Well, with mathematics, a workaround can be found:

The key is the shear transform, which is supported by some reason (I guess, because it is simple to implement). If you shear a picture once, it will get distorted, not rotated. It may seem that shearing twice can solve the problem, but alas, two shears are also not enough. However, 3 finely tuned shears can produce pure rotation, with all distortions cancelled out. Here is some math.

Mathematically, both rotation and shears are linear transformations, described by the square rank 2 matrices:

$$ R(\phi) = \begin{bmatrix}\cos\phi & -\sin\phi \\ \sin\phi & \cos\phi \end{bmatrix},$$ $$ S_H(\phi) = \begin{bmatrix}1&\tan\phi\\0&1\end{bmatrix}, S_V(\phi) = \begin{bmatrix}1&0\\\tan\phi&1\end{bmatrix}.$$
Here, **R** is the rotation matrix, **S**_{H} is the horizontal shear matrix, and **S**_{V} is the vertical shear matrix, and φ is the angle of rotation or shear.
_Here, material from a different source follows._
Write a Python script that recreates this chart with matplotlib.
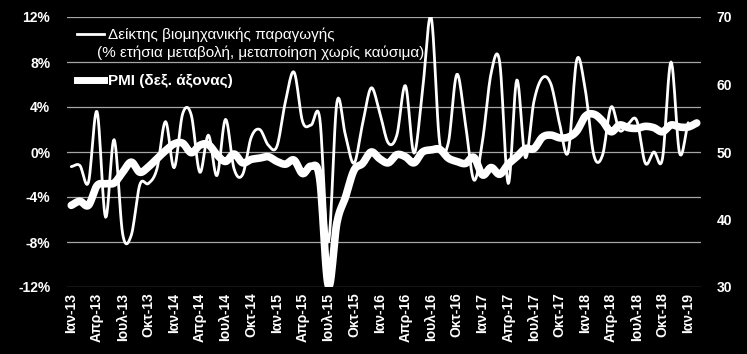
import numpy as np
import matplotlib
matplotlib.use("Agg")
import matplotlib.pyplot as plt
from matplotlib.lines import Line2D

plt.rcParams['font.family'] = ['Liberation Sans', 'DejaVu Sans']

# monthly labels Jan-13 .. Feb-19
month_names = ["Ιαν", "Φεβ", "Μαρ", "Απρ", "Μαϊ", "Ιουν", "Ιουλ", "Αυγ", "Σεπ", "Οκτ", "Νοε", "Δεκ"]
months = [f"{month_names[m]}-{y}" for y in range(13, 20) for m in range(12)][:74]

# industrial production, % y/y (Jan-13 .. Jan-19)
ip = [-1.3, -1.2, -2.7, 3.6, -5.8, 1.1, -7.3, -7.4, -2.9, -2.8, -1.5, 2.7,
      -1.4, 3.4, 3.3, -1.8, 1.5, -2.1, 2.9, -1.5, -2.0, 1.3, 2.0, 0.6,
      0.5, 4.5, 7.1, 2.7, 2.4, 3.0, -8.0, 4.4, 1.5, -1.0, 2.5, 5.7,
      3.5, 0.8, 1.5, 5.9, -0.1, 5.5, 12.0, 0.8, 0.8, 6.9, 2.5, -2.5,
      1.0, 7.0, 8.0, -2.8, 6.4, -0.5, 4.5, 6.6, 6.0, 2.5, 0.0, 8.2,
      5.5, -0.3, -0.3, 4.0, 1.9, 2.5, 2.8, -1.0, 0.0, -0.6, 8.0, -0.1,
      2.6]

# manufacturing PMI (Jan-13 .. Feb-19)
pmi = [42.1, 42.7, 42.1, 45.0, 45.3, 45.4, 47.0, 48.5, 47.0, 47.8, 49.0, 50.2,
       51.2, 51.3, 49.9, 51.0, 51.1, 49.6, 48.6, 49.7, 48.4, 48.9, 49.1, 49.3,
       48.6, 48.2, 48.8, 46.8, 47.9, 46.0, 30.2, 39.5, 43.3, 47.3, 48.3, 50.0,
       49.0, 48.4, 49.6, 49.3, 48.4, 50.0, 50.3, 50.4, 49.1, 48.6, 48.3, 49.2,
       46.6, 47.7, 46.7, 48.2, 49.3, 50.5, 50.5, 52.2, 52.5, 52.1, 52.2, 53.1,
       55.3, 55.6, 54.6, 53.0, 54.0, 53.6, 53.5, 53.8, 53.6, 53.0, 54.0, 53.7,
       53.7, 54.3]

left_ticks = [-12, -8, -4, 0, 4, 8, 12]
right_ticks = [30, 40, 50, 60, 70]


def smooth(y, n=12):
    # Catmull-Rom curve through the points (like Excel smoothed lines)
    y = np.asarray(y, float)
    x = np.arange(len(y), dtype=float)
    p = np.concatenate([[2 * y[0] - y[1]], y, [2 * y[-1] - y[-2]]])
    xs, ys = [], []
    t = np.linspace(0, 1, n, endpoint=False)
    for i in range(len(y) - 1):
        p0, p1, p2, p3 = p[i], p[i + 1], p[i + 2], p[i + 3]
        yy = 0.5 * ((2 * p1) + (-p0 + p2) * t + (2 * p0 - 5 * p1 + 4 * p2 - p3) * t ** 2
                    + (-p0 + 3 * p1 - 3 * p2 + p3) * t ** 3)
        xs.append(x[i] + t)
        ys.append(yy)
    xs.append([x[-1]])
    ys.append([y[-1]])
    return np.concatenate(xs), np.concatenate(ys)


fig = plt.figure(figsize=(7.47, 3.54), dpi=100, facecolor="black")
ax = fig.add_axes([67 / 747, 1 - 287 / 354, 634 / 747, 270 / 354])
ax.set_facecolor("black")
ax2 = ax.twinx()

for a in (ax, ax2):
    for s in a.spines.values():
        s.set_visible(False)

ax.set_ylim(-12, 12)
ax.set_yticks(left_ticks)
ax.set_yticklabels([f"{v}%" for v in left_ticks])
ax.grid(axis="y", color="#a6a6a6", linewidth=0.9)
ax.set_axisbelow(True)

ax2.set_ylim(30, 70)
ax2.set_yticks(right_ticks)

ax.set_xlim(-0.5, len(months) - 0.5)
xt = list(range(0, len(months), 3))
ax.set_xticks(xt)
ax.set_xticklabels([months[i] for i in xt], rotation=90)

ax.tick_params(axis="y", length=0, pad=12, colors="white", labelsize=10)
ax.tick_params(axis="x", length=0, pad=4, colors="white", labelsize=10)
ax2.tick_params(axis="y", length=0, pad=11, colors="white", labelsize=10)
for lab in ax.get_xticklabels() + ax.get_yticklabels() + ax2.get_yticklabels():
    lab.set_fontweight("bold")

xs, ys = smooth(ip)
ax.plot(xs, ys, color="white", lw=2.0, solid_capstyle="round", zorder=3)
xs, ys = smooth(pmi)
ax2.plot(xs, ys, color="white", lw=5.5, solid_capstyle="round", zorder=3)

handles = [Line2D([], [], color="white", lw=2.0), Line2D([], [], color="white", lw=5)]
leg = ax.legend(handles, ["Δείκτης βιομηχανικής παραγωγής", "PMI (δεξ. άξονας)"],
                loc="upper left", bbox_to_anchor=(0.006, 0.984), borderaxespad=0,
                frameon=False, fontsize=11, handlelength=1.75, handletextpad=0.3,
                labelspacing=2.1)
for t in leg.get_texts():
    t.set_color("white")
leg.get_texts()[1].set_fontweight("bold")
ax.text(0.047, 0.867, "(% ετήσια μεταβολή, μεταποίηση χωρίς καύσιμα)", transform=ax.transAxes,
        color="white", fontsize=11, va="center", ha="left")

fig.savefig("out.png", facecolor="black")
Since combining transforms is equivalent to multiplying their matrices, the problem can be reformulated as: decompose rotation matrix **R** into matrix product of several shear matrices.

Like this:

$$ R(\phi) = S_H(\phi/2)\cdot S_V(-\arctan\sin\phi)\cdot S_H(\phi/2), $$ because it can be easily checked that: $$ \begin{bmatrix}\cos\phi & -\sin\phi \\ \sin\phi & \cos\phi \end{bmatrix} = \begin{bmatrix}1&\tan(\phi/2)\\0&1\end{bmatrix}\cdot \begin{bmatrix}1&0\\-\sin\phi&1\end{bmatrix}\cdot \begin{bmatrix}1&\tan(\phi/2)\\0&1\end{bmatrix}. $$

In other words, translating from math to English: to rotate by *φ*, shear horizontally by *φ*/2, then vertically by -**arctan**(**sin**(*φ*)), then again horizontally by *φ*/2.
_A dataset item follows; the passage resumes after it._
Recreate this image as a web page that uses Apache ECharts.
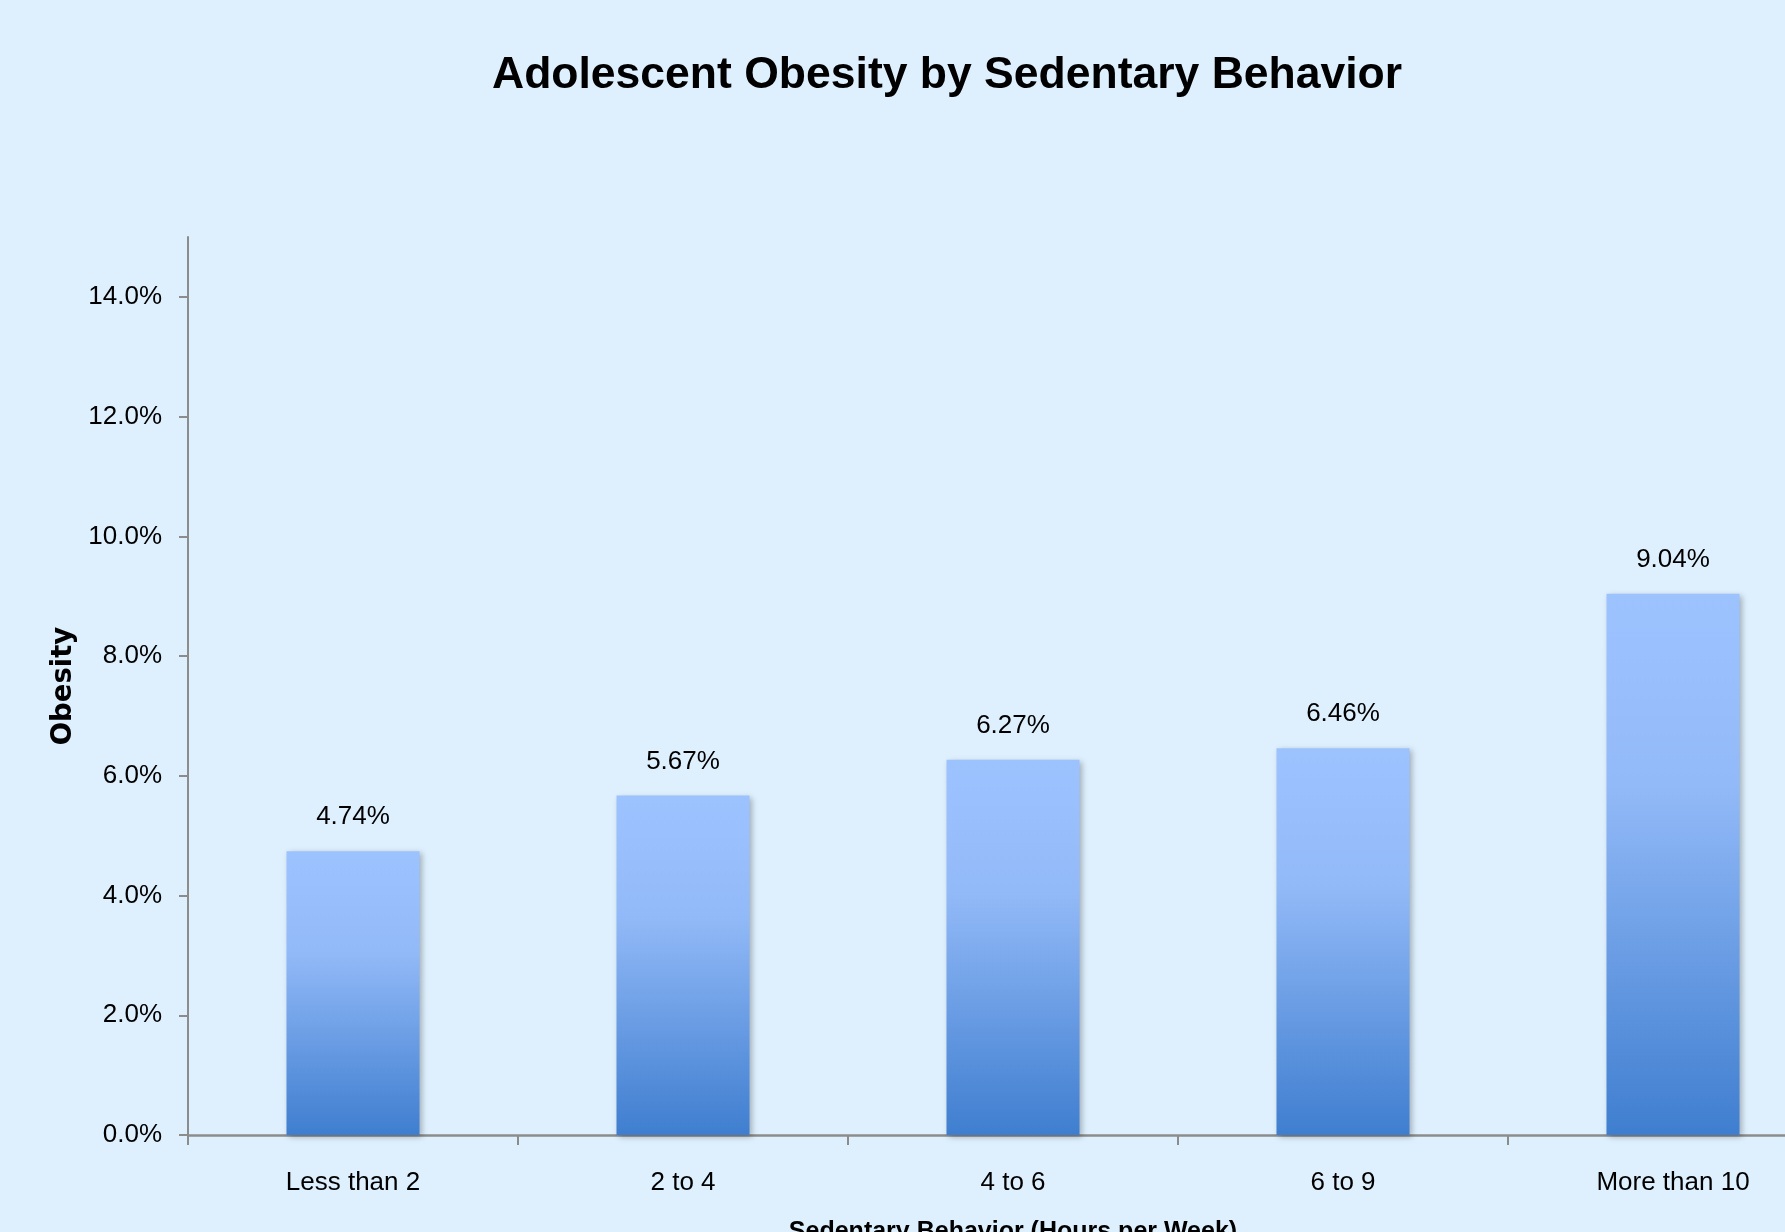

### Calculator for shear angles

Enter desired rotation angle and shear 3 times according to instruction. For the best result, angle should be in the interval [-45°; 45°]. Allowed interval is [-178°; 178°], but big shear angle can produce extremely large images. Since Paint can only shear by integer angle, calculator automatically rounds results. (You need to enable Java script to use it).

## Further improvements

### Better angle approximation

Paint only shear shears by integer angle, if measured in degrees. Values, given by the formula above, are generally non-integer and must be rounded. This causes additional distortion, result is slightly different from exact rotation.
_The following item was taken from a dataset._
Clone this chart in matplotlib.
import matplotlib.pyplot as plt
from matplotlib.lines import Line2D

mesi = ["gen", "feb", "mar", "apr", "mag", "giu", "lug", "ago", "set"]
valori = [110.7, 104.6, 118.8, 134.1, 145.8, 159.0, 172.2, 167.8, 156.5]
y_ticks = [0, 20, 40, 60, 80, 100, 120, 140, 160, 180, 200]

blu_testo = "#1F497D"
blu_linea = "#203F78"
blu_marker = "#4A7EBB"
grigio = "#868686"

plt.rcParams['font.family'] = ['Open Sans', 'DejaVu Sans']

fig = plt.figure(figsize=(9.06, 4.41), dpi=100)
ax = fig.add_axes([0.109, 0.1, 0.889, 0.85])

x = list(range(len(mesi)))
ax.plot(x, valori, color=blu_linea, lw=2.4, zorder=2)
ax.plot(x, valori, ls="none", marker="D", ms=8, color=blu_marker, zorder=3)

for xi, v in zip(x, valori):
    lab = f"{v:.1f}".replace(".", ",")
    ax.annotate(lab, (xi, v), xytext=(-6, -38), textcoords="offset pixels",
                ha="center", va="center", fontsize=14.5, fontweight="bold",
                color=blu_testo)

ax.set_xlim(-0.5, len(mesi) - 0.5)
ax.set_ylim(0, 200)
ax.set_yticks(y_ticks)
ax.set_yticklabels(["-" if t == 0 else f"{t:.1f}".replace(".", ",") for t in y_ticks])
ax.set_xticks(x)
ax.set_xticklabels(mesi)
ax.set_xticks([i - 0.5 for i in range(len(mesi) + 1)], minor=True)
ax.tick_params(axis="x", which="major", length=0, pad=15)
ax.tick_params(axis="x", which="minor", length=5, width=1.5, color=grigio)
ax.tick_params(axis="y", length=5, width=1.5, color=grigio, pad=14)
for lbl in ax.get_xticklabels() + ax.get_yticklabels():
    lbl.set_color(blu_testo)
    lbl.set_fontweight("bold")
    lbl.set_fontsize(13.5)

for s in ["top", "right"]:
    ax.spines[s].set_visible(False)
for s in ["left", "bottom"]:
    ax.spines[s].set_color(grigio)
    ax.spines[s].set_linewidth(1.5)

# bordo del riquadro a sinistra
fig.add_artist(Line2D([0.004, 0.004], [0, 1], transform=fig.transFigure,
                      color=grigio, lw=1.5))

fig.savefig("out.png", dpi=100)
The solution is to replace 1 shear with 2 or more consecutive shears in the same direction. The law for combining shears is: $$ \tan\alpha+\tan\beta=\tan\gamma,$$ where \(\alpha,\beta,\gamma\) are shear angles. Thus to shear by 26.565°, instead of shearing by 27° (relative error is 1.6%) one may shear by 11° and then by 17°. This will give total shear angle of 26.570°, with relative error 0.018%. That's some 87 times better! Improved algorithm for rotation by 30° is:

- Shear horizontally by 15°
- Vertically by -11°.
- Vertically by -17°.
- Again horizontally by 15°.

Another example: to rotate by 45°, use the following sequence of 6 shears: H 4°; H 19°; V 10°; V 28°; H 4°; H 19°. This gives overall transform very close to the true rotation, but image will be noisy because of big numbers of transforms.

### Image interpolation

When shearing image, Paint uses nearest-point approximation, moving each original pixel by integer amount. This causes rotated images to become "noisy", each pixel shifted by some random value. To overcome this, stretch image before rotation (400% is just fine), then shrink it back after. Shrinking will make image smoother.